Defining learning through play
In the LEGO Foundation, our work is about changing how people think about "learning through play". So, it's not surprising that people regularly ask us for a definition. For us, learning is the process of acquiring knowledge, skills, and attitudes (preferably those that help to develop creative, engaged, lifelong learners).
Play is an activity which provokes a playful state of mind. Therefore, learning through play is the process of acquiring knowledge, skills and attitudes in a playful state of mind. It's the most amazing and creative way of learning.
Why define learning through play by focusing on the state of mind ("playful") rather than the activity ("play")? It's because the range of activities that have been described as play is apparently endless, yet two people can engage in exactly the same activity and disagree over whether it was play or not. So, while we cannot easily define play, we always know it when we experience it ourselves. Play is how we think and feel when we do things.
The amazing thing about a playful state of mind is how perfect it is for great learning. When we talk to people who have been playing, they have frequently lost track of time. They become completely absorbed in the activity. They're in the flow. In a playful state of mind the normal rules of life can be changed or suspended, so when something doesn't work it's not failure but an opportunity to try again; this is a foundation for creativity and innovation where it’s essential that we take more risk and push the boundaries. Because play involves all our senses, it engages multiple regions of the brain, which seems to makes the experience much more memorable.

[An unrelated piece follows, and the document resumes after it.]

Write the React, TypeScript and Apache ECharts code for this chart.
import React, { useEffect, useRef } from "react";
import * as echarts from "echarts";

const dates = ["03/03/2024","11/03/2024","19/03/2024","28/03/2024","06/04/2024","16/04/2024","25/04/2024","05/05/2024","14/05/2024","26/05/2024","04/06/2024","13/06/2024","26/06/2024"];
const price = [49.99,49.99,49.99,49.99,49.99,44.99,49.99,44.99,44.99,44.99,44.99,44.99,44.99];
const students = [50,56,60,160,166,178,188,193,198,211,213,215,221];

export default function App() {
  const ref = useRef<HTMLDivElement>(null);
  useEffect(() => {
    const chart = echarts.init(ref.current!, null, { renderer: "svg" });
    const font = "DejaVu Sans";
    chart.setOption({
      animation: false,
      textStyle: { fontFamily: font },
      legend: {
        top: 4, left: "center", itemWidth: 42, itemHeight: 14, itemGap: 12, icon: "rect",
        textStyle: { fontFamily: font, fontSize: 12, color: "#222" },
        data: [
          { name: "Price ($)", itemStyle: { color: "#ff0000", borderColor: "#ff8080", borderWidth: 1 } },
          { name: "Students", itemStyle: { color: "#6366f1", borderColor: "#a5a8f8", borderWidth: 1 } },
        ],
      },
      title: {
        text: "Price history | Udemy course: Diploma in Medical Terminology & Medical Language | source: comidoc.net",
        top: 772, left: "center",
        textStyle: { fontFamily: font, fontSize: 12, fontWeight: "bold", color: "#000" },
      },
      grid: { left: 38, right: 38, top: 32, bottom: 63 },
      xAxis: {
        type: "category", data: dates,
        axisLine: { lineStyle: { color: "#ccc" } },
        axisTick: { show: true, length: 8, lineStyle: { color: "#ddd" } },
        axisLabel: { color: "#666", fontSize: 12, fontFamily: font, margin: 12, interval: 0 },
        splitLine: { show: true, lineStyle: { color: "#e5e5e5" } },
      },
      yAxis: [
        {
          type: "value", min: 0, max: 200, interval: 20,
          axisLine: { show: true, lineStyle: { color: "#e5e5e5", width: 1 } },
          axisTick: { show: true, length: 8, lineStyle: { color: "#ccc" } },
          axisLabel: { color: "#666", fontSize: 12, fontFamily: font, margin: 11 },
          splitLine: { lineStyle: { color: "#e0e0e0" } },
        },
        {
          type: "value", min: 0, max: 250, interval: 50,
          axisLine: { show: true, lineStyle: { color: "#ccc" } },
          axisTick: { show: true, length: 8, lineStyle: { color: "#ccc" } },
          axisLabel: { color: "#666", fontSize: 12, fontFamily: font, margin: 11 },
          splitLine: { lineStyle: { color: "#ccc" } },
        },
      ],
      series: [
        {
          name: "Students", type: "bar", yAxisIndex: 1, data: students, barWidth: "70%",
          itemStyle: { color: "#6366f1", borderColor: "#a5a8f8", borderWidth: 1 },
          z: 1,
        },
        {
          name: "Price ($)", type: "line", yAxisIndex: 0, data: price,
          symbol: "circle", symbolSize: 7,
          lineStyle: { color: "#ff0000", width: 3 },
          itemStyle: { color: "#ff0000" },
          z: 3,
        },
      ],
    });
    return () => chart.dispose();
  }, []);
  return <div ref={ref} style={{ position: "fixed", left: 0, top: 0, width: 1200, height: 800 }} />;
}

When we look at the science of learning, research tells us that we are likely to learn best when we’re active rather than passive, engage in meaningful and relevant experiences rather than study theory in isolation, learn with others rather than alone, and are intrinsically motivated rather than extrinsically rewarded. In other words, good learning is inherently playful.
Because learning through play is about "how" you learn, it need not be constrained by "what" you learn or “where” you learn. Imaginative teachers have shown that there are no limits to what can be learned in this way in the classroom while outside the classroom families and children have been pushing the boundaries for centuries. Indeed, when you start thinking about learning happening outside school as well, you quickly realise how the environment around us (eg, a forest, a food shop, a museum, a park) creates many more possibilities for learning. Children who learn through play usually develop many other skills (cognitive, social, emotional, physical, creative) at the same time.
Contrast this with traditional formal learning ... the clock is going slowly, the motivation is the distant desire to pass the exam, and the main senses stimulated are the sight of words on the page and the sound of the teacher speaking. Often, the goal is to memorise knowledge rather than also to develop supporting skills and attitudes. Bringing play into this type of classroom is not easy for the teacher, but it's transformational for the children and their development.
Perhaps the best thing about being playful is that children don’t need to be taught the skill and it doesn’t just happen at school. Babies start learning through play with little encouragement soon after birth. It's as natural as crawling, walking and talking. It’s a skill for life that supports life-long learning. As George Bernard Shaw said, “We don't stop playing because we grow old; we grow old because we stop playing”.